┌──
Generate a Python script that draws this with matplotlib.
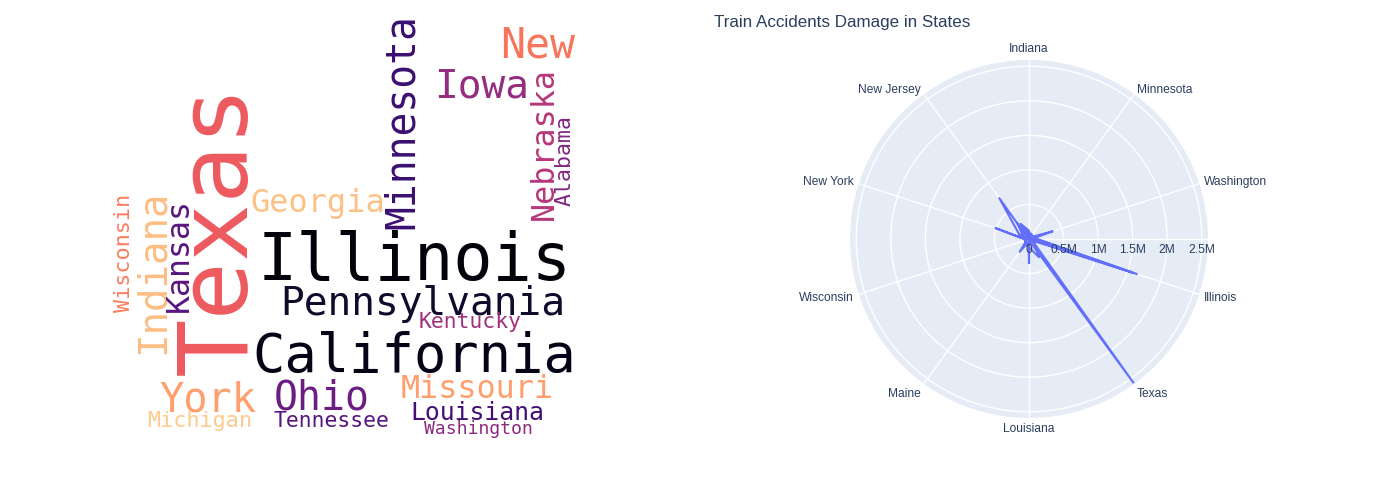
import numpy as np
import matplotlib
matplotlib.use("Agg")
import matplotlib.pyplot as plt
from matplotlib.transforms import offset_copy

# ---- word cloud data (relative word frequency, Texas = 1) ----
words = ["Texas", "Illinois", "California", "Pennsylvania", "Minnesota", "New",
         "Iowa", "Nebraska", "Alabama", "Georgia", "Indiana", "Kansas",
         "Wisconsin", "Kentucky", "York", "Ohio", "Missouri", "Louisiana",
         "Michigan", "Tennessee", "Washington"]
word_weight = [1.0, 0.673, 0.556, 0.407, 0.409, 0.428,
               0.406, 0.327, 0.222, 0.328, 0.404, 0.325,
               0.224, 0.22, 0.415, 0.411, 0.327, 0.255,
               0.224, 0.22, 0.187]
word_shade = [0.65, 0.02, 0.04, 0.08, 0.2, 0.71,
              0.42, 0.5, 0.37, 0.87, 0.86, 0.27,
              0.73, 0.45, 0.8, 0.32, 0.8, 0.22,
              0.89, 0.27, 0.4]

# placement produced by the cloud layout (canvas pixels, rotation)
cloud_layout = [(219, 229, 90), (415, 262, 0), (414, 357, 0), (423, 304, 0),
                (403, 122, 90), (538, 45, 0), (482, 87, 0), (544, 143, 90),
                (564.5, 161, 90), (318, 203.5, 0), (153, 272, 90), (179, 255, 90),
                (124.5, 253, 90), (470, 322, 0), (208, 400, 0), (322, 399, 0),
                (477, 389.5, 0), (477, 413, 0), (200, 421, 0), (331, 421, 0),
                (478, 429, 0)]

# ---- polar chart data ----
states = ["Indiana", "Ohio", "Michigan", "Iowa", "Nebraska",
          "Minnesota", "North Dakota", "Montana", "Idaho", "Oregon",
          "Washington", "California", "Nevada", "Utah", "Kansas",
          "Illinois", "Missouri", "Oklahoma", "Arkansas", "New Mexico",
          "Texas", "Arizona", "Colorado", "Wyoming", "Mississippi",
          "Louisiana", "Alabama", "Georgia", "Florida", "South Carolina",
          "Maine", "Vermont", "New Hampshire", "Massachusetts", "Connecticut",
          "Wisconsin", "Kentucky", "Tennessee", "West Virginia", "Pennsylvania",
          "New York", "Maryland", "Virginia", "North Carolina", "Delaware",
          "New Jersey", "Rhode Island", "South Dakota", "Alaska", "Hawaii"]

path_states = ["Indiana", "Ohio", "Iowa", "Minnesota", "Washington", "California",
               "Illinois", "Missouri", "Texas", "Mississippi", "Louisiana", "Alabama",
               "Maine", "Wisconsin", "Kentucky", "New York", "Pennsylvania",
               "New Jersey", "Delaware", "Illinois", "Kansas", "New Jersey",
               "Georgia", "Arizona", "Nebraska", "New Jersey", "Tennessee",
               "Indiana", "Rhode Island", "Oklahoma", "Maryland"]
path_damage = [0.06, 0.02, 0.05, 0.03, 0.36, 0.08,
               1.64, 0.05, 2.57, 0.02, 0.35, 0.04,
               0.23, 0.03, 0.05, 0.51, 0.12,
               0.73, 0.06, 1.58, 0.04, 0.29,
               0.10, 0.30, 0.08, 0.20, 0.07,
               0.12, 0.25, 0.06, 0.15]  # millions USD

radial_ticks = [0, 0.5, 1, 1.5, 2, 2.5]
radial_labels = ["0", "0.5M", "1M", "1.5M", "2M", "2.5M"]

TXT = "#2a3f5f"
fig = plt.figure(figsize=(13.79, 5.0), dpi=100)

# ---- word cloud ----
axw = fig.add_axes([0, 0, 0.5, 1])
axw.set_xlim(0, 689.5)
axw.set_ylim(500, 0)
axw.axis("off")
cmap = plt.get_cmap("magma")
for w, wt, sh, (x, y, rot) in zip(words, word_weight, word_shade, cloud_layout):
    axw.text(x, y, w, fontsize=97 * wt * 0.72, color=cmap(sh),
             family="DejaVu Sans Mono", rotation=rot,
             ha="center", va="center")

# ---- polar line chart ----
ax = fig.add_axes([0.6164, 0.164, 0.2596, 0.716], projection="polar")
ax.set_theta_zero_location("N")
ax.set_theta_direction(-1)
ax.set_facecolor("#E5ECF6")
ax.spines["polar"].set_visible(False)
rmax = 2.59e6
ax.set_ylim(0, rmax)
ax.set_yticks([v * 1e6 for v in radial_ticks[1:]])
ax.set_yticklabels([])

n = len(states)
idx = {s: i for i, s in enumerate(states)}
tick_states = states[::5]
ax.set_xticks([2 * np.pi * idx[s] / n for s in tick_states])
ax.set_xticklabels([])
ax.grid(color="white", lw=1)
ax.plot([np.pi / 2, np.pi / 2], [0, rmax], color="white", lw=1, zorder=1.6)

theta = [2 * np.pi * idx[s] / n for s in path_states]
r = np.array(path_damage) * 1e6
ax.plot(theta, r, color="#636EFA", lw=1.5, solid_joinstyle="round", zorder=3)

for v, lbl in zip(radial_ticks, radial_labels):
    tr = offset_copy(ax.transData, fig=fig, y=-11, units="dots")
    ax.text(np.pi / 2, v * 1e6, lbl, transform=tr, ha="center", va="center",
            fontsize=8.64, color=TXT, family="Liberation Sans", zorder=4)

for s in tick_states:
    th = 2 * np.pi * idx[s] / n
    a = np.pi / 2 - th
    ca, sa = np.cos(a), np.sin(a)
    ha = "left" if ca > 0.2 else ("right" if ca < -0.2 else "center")
    if sa > 0.9:
        va, extra = "bottom", 0
    elif sa < -0.9:
        va, extra = "top", 0
    else:
        va, extra = "center", -8 * max(0, -sa)
    tr = offset_copy(ax.transData, fig=fig, x=5 * ca, y=5 * sa + extra, units="dots")
    ax.text(th, rmax, s, transform=tr, ha=ha, va=va, fontsize=8.64,
            color=TXT, family="Liberation Sans")

fig.text(714 / 1379, 1 - 23 / 500, "Train Accidents Damage in States",
         ha="left", va="center", fontsize=12.24, color=TXT, family="Liberation Sans")

fig.savefig("out.png", dpi=100)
└──
Request: Reproduce the material above from its first line through the line containing "from matplotlib.transforms import offset_copy", both ends included, and skip every picture.

Result of the task:
Generate a Python script that draws this with matplotlib.
import numpy as np
import matplotlib
matplotlib.use("Agg")
import matplotlib.pyplot as plt
from matplotlib.transforms import offset_copy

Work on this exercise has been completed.